Justice and Care gives evidence to Home Affairs Committee
May 16, 2023
The Head of the Modern Slavery Policy Unit at Justice and Care and the Centre for Social Justice was privileged to give evidence to the Home Affairs Committee’s inquiry into human trafficking last week.
Tatiana Gren-Jardan appeared alongside four other expert witnesses in front of a cross-party group of MPs, created to assess the scale of human trafficking in the UK and the forms it takes. The committee is also investigating whether Government policy, legislation and the criminal justice system can be improved to better prevent trafficking, prosecute perpetrators and protect victims.
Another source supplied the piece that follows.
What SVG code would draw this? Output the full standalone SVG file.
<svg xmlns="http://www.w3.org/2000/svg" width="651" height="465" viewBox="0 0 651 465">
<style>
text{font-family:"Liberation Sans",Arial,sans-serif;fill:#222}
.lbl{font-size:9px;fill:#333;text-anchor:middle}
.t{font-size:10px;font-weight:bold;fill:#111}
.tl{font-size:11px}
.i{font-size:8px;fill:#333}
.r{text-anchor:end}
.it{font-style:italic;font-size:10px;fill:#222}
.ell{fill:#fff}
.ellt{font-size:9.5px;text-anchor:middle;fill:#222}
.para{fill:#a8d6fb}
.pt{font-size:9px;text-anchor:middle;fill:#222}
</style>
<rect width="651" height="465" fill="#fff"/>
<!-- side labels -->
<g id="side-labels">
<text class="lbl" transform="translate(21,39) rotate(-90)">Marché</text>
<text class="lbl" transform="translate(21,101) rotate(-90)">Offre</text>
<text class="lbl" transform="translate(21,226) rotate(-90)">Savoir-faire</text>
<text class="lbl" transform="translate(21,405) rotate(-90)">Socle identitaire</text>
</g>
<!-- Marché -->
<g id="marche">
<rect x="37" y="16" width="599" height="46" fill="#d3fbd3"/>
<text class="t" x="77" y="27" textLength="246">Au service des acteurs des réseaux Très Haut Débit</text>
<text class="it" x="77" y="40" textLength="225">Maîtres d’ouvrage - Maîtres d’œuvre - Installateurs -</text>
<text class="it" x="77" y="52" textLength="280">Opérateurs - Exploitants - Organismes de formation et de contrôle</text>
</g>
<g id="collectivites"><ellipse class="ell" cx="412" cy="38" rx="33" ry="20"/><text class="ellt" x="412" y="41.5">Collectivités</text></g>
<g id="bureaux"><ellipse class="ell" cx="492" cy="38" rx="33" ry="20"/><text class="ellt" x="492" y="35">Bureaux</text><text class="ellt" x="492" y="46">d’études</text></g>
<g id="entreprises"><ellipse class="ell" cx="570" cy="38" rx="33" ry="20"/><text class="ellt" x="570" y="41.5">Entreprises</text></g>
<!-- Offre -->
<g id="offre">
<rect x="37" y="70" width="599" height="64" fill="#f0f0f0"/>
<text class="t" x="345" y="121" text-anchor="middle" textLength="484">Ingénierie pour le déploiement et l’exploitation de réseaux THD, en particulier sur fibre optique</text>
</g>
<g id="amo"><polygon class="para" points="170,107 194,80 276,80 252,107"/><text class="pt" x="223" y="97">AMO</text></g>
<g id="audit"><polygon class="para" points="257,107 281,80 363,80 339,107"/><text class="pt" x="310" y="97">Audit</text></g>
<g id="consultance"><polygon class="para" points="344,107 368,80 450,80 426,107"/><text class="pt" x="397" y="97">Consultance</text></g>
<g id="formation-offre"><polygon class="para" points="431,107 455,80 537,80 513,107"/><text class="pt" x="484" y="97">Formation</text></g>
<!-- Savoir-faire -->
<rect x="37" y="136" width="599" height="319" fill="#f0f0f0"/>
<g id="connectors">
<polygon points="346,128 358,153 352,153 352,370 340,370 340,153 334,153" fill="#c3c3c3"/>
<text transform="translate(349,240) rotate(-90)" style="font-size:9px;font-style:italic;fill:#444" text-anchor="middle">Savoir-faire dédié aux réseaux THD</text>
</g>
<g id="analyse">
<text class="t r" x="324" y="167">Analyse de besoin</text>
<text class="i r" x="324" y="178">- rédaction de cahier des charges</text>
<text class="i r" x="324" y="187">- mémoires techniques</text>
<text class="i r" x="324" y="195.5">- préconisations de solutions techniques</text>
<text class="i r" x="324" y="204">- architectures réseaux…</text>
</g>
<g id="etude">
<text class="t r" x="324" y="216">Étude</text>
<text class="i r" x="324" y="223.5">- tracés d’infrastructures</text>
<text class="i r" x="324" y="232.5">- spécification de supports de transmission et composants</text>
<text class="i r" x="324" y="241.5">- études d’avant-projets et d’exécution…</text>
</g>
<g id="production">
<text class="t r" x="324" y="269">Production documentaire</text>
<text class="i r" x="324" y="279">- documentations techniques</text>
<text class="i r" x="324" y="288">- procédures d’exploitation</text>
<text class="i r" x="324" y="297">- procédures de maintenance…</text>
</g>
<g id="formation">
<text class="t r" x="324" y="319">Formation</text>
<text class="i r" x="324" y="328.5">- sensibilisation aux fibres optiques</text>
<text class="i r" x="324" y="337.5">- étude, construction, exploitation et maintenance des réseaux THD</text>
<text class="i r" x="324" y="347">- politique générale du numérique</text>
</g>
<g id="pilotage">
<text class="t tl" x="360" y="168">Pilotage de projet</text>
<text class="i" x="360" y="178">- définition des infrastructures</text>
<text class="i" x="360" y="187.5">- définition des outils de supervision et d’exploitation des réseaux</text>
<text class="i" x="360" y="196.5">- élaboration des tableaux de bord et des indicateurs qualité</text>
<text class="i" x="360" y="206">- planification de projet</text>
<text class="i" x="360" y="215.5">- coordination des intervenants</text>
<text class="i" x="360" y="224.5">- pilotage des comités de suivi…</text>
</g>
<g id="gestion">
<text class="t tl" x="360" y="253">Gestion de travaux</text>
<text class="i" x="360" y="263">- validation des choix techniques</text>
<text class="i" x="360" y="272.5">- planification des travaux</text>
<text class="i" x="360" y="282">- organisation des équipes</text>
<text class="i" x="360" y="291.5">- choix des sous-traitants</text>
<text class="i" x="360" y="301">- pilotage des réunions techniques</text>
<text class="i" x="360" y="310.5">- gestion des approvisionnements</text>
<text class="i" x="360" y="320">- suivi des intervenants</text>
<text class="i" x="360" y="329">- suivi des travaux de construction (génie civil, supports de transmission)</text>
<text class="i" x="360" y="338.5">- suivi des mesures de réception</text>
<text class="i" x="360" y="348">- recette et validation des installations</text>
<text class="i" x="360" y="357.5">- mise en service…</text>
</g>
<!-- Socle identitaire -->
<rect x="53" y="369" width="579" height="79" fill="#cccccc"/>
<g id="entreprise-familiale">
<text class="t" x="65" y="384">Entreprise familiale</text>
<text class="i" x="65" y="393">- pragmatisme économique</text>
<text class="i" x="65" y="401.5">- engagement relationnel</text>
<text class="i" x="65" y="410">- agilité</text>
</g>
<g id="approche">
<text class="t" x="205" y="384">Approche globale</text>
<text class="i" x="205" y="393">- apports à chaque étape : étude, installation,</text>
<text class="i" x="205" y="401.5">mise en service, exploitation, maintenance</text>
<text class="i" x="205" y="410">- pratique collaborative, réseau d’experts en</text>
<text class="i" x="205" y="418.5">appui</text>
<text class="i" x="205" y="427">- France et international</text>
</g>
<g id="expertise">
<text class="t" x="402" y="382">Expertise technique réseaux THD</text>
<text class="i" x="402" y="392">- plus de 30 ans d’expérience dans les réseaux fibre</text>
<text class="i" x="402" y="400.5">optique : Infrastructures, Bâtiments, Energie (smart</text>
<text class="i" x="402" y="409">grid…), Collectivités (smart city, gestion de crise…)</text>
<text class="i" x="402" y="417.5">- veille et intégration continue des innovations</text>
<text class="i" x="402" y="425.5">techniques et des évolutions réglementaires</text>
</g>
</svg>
The mixed outcome of the Modern Slavery Act 2015 and the huge backlog of the National Referral Mechanism (NRM) were among the issues discussed in the session. The gathering on Wednesday also saw Justice and Care’s award-winning Victim Navigator Programme praised as ‘a really good model that should be replicated’.
Watch the full committee session here:
Discussing the Modern Slavery Act, Tatiana told the committee its impact ‘could be better’, although it has led to ‘a lot of good things’ – including awareness being raised about slavery and the number of police investigations skyrocketing from 166 to around 3,500 in England and Wales across the last six years.
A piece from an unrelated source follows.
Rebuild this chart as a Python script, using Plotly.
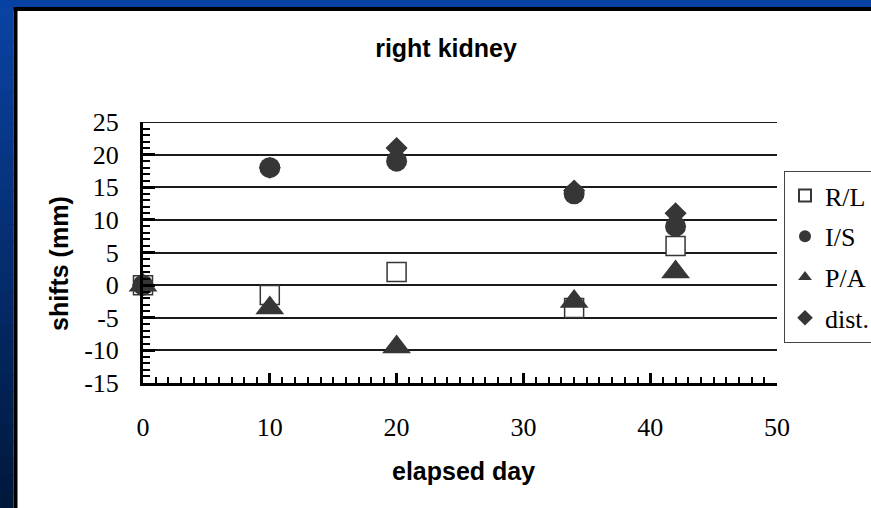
import plotly.graph_objects as go

# Elapsed treatment day for each measurement
days = [0, 10, 20, 34, 42]

# Kidney shifts (mm) along each direction and the total distance
shift_rl = [0, -1.5, 2, -3.5, 6]
shift_is = [0, 18, 19, 14, 9]
shift_pa = [0, -3.5, -9.5, -2.5, 2]
shift_dist = [0, 18, 21, 14.5, 11]

series_names = ["R/L", "I/S", "P/A", "dist."]

y_ticks = [-15, -10, -5, 0, 5, 10, 15, 20, 25]
y_tick_labels = ["-15", "-10", "-5", "0", "5", "10", "15", "20", "25"]
x_ticks = [0, 10, 20, 30, 40, 50]
x_tick_labels = ["0", "10", "20", "30", "40", "50"]

W, H = 871, 508
PL, PR, PT, PB = 143, 777, 122, 383  # plot area in pixels

MARK = "#363636"


def px_x(p):
    return (p - PL) / (PR - PL)


def px_y(p):
    return (PB - p) / (PB - PT)


fig = go.Figure()

common = dict(mode="markers", cliponaxis=False)
fig.add_trace(go.Scatter(
    x=days, y=shift_rl, name=series_names[0], legendgroup="a",
    marker=dict(symbol="square", size=19, color="white",
                line=dict(color=MARK, width=1.5)), **common,
))
fig.add_trace(go.Scatter(
    x=days, y=shift_is, name=series_names[1], legendgroup="b",
    marker=dict(symbol="circle", size=21, color=MARK, line=dict(width=0)),
    **common,
))
fig.add_trace(go.Scatter(
    x=days, y=shift_pa, name=series_names[2], legendgroup="c",
    marker=dict(symbol="triangle-up", size=25, color=MARK, line=dict(width=0)),
    **common,
))
fig.add_trace(go.Scatter(
    x=days, y=shift_dist, name=series_names[3], legendgroup="d",
    marker=dict(symbol="diamond", size=17, color=MARK, line=dict(width=0)),
    **common,
))

# Frame: blue slide background with a black edge around the white panel
shapes = []
top_blue = "#0641a3"
shapes.append(dict(type="rect", xref="paper", yref="paper", layer="below",
                   x0=px_x(0), x1=px_x(W), y0=px_y(0), y1=px_y(7),
                   fillcolor=top_blue, line=dict(width=0)))
bands = 30
c0 = (10, 66, 162)
c1 = (0, 24, 60)
for i in range(bands):
    t = i / (bands - 1)
    col = tuple(round(c0[k] + (c1[k] - c0[k]) * t) for k in range(3))
    y0 = 7 + (H - 7) * i / bands
    y1 = 7 + (H - 7) * (i + 1) / bands
    shapes.append(dict(type="rect", xref="paper", yref="paper", layer="below",
                       x0=px_x(0), x1=px_x(13.5), y0=px_y(y0), y1=px_y(y1 + 1),
                       fillcolor="rgb(%d,%d,%d)" % col, line=dict(width=0)))
shapes.append(dict(type="rect", xref="paper", yref="paper", layer="below",
                   x0=px_x(13.5), x1=px_x(W), y0=px_y(7), y1=px_y(11),
                   fillcolor="black", line=dict(width=0)))
shapes.append(dict(type="rect", xref="paper", yref="paper", layer="below",
                   x0=px_x(13.5), x1=px_x(17.5), y0=px_y(7), y1=px_y(H),
                   fillcolor="black", line=dict(width=0)))
# gridline along the top of the value range
shapes.append(dict(type="line", xref="paper", yref="y", layer="below",
                   x0=0, x1=1, y0=y_ticks[-1], y1=y_ticks[-1],
                   line=dict(color="#1a1a1a", width=2)))

bold = dict(family="Liberation Sans, Arial, sans-serif", size=25,
            color="black", weight="bold")
serif = dict(family="Liberation Serif, Times New Roman, serif", size=26,
             color="black")

annotations = [
    dict(text="shifts (mm)", textangle=-90, xref="paper", yref="paper",
         x=px_x(59), y=px_y(264), xanchor="center", yanchor="middle",
         showarrow=False, font=bold),
    dict(text="elapsed day", xref="paper", yref="paper",
         x=px_x(463), y=px_y(471), xanchor="center", yanchor="middle",
         showarrow=False, font=bold),
]

fig.update_layout(
    width=W, height=H,
    margin=dict(l=PL, r=W - PR, t=PT, b=H - PB, pad=0, autoexpand=False),
    paper_bgcolor="white", plot_bgcolor="white",
    title=dict(text="right kidney", xref="paper", x=px_x(446),
               yref="container", y=1 - 48 / H, xanchor="center",
               yanchor="middle", font=bold),
    shapes=shapes,
    annotations=annotations,
    showlegend=True,
    legend=dict(x=px_x(784), y=px_y(171), xanchor="left", yanchor="top",
                font=serif, bgcolor="white", bordercolor="#444444",
                borderwidth=1, tracegroupgap=4, itemwidth=30,
                itemsizing="constant"),
    xaxis=dict(range=[0, 50], tickvals=x_ticks, ticktext=x_tick_labels,
               showgrid=False, zeroline=False,
               showline=True, linecolor="black", linewidth=3,
               ticks="inside", ticklen=10, tickwidth=2.5, tickcolor="black",
               minor=dict(dtick=1, ticks="inside", ticklen=6, tickwidth=2,
                          tickcolor="black", showgrid=False),
               tickfont=serif, ticklabelstandoff=19),
    yaxis=dict(range=[-15, 25], tickvals=y_ticks, ticktext=y_tick_labels,
               showgrid=True, gridcolor="#1a1a1a", gridwidth=2, zeroline=False,
               showline=True, linecolor="black", linewidth=3,
               ticks="inside", ticklen=12, tickwidth=2.5, tickcolor="black",
               minor=dict(dtick=1, ticks="inside", ticklen=7, tickwidth=2,
                          tickcolor="black", showgrid=False),
               tickfont=serif, ticklabelstandoff=16),
)

fig.write_html("out.html")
But she went on to warn that support services have not been fit for purpose, faced with year-on-year increases in the number of victims of slavery identified since the Act was brought in.
The Policy Unit’s landmark study ‘It Still Happens Here’ estimates that there are more than 100,000 victims of modern slavery in the UK.
Tatiana said that an increase in the identification of survivors is a positive thing and there has been no factual evidence of false claims and abuse, as suggested by the government. Speaking in front of MPs including Dame Diana Johnson and Tim Loughton, she also expressed her worry that ‘we are now undoing everything we have achieved so far’ with the Illegal Migration Bill currently progressing through Parliament.
Turning to the NRM, the national framework for identifying victims of modern slavery and ensuring they receive the appropriate support, Tatiana cautioned that British nationals in particular have been let down by the support services as there has not been much awareness of how to help them.
Last year, people within the NRM waited for an average of 543 days for a conclusive grounds decision which, if positive, officially recognises that they have been trafficked.
Evidence was also given by Sylvia Walby, Professor of Criminology at Royal Holloway, University of London and Ruth Breslin, Research Associate at The Sexual Exploitation Research Programme.
Two more expert witnesses were called in the second half of the session – Kate Roberts, Head of Policy at Focus on Labour Exploitation and Elysia McCaffrey, Chief Executive at the Gangmasters & Labour Abuse Authority (GLAA).
Justice and Care’s Victim Navigator Programme was endorsed by Ms McCaffrey after a Navigator was deployed within the GLAA last year.
‘We have found that since we have had our Victim Navigator, all of the victims that we’ve worked with have stayed engaged with us’, she said.
‘That means they’re better able to get help, and it also helps us when we’re taking people to court, because they understand the process better, they understand how to engage and they feel supported. It has made a real difference to us.’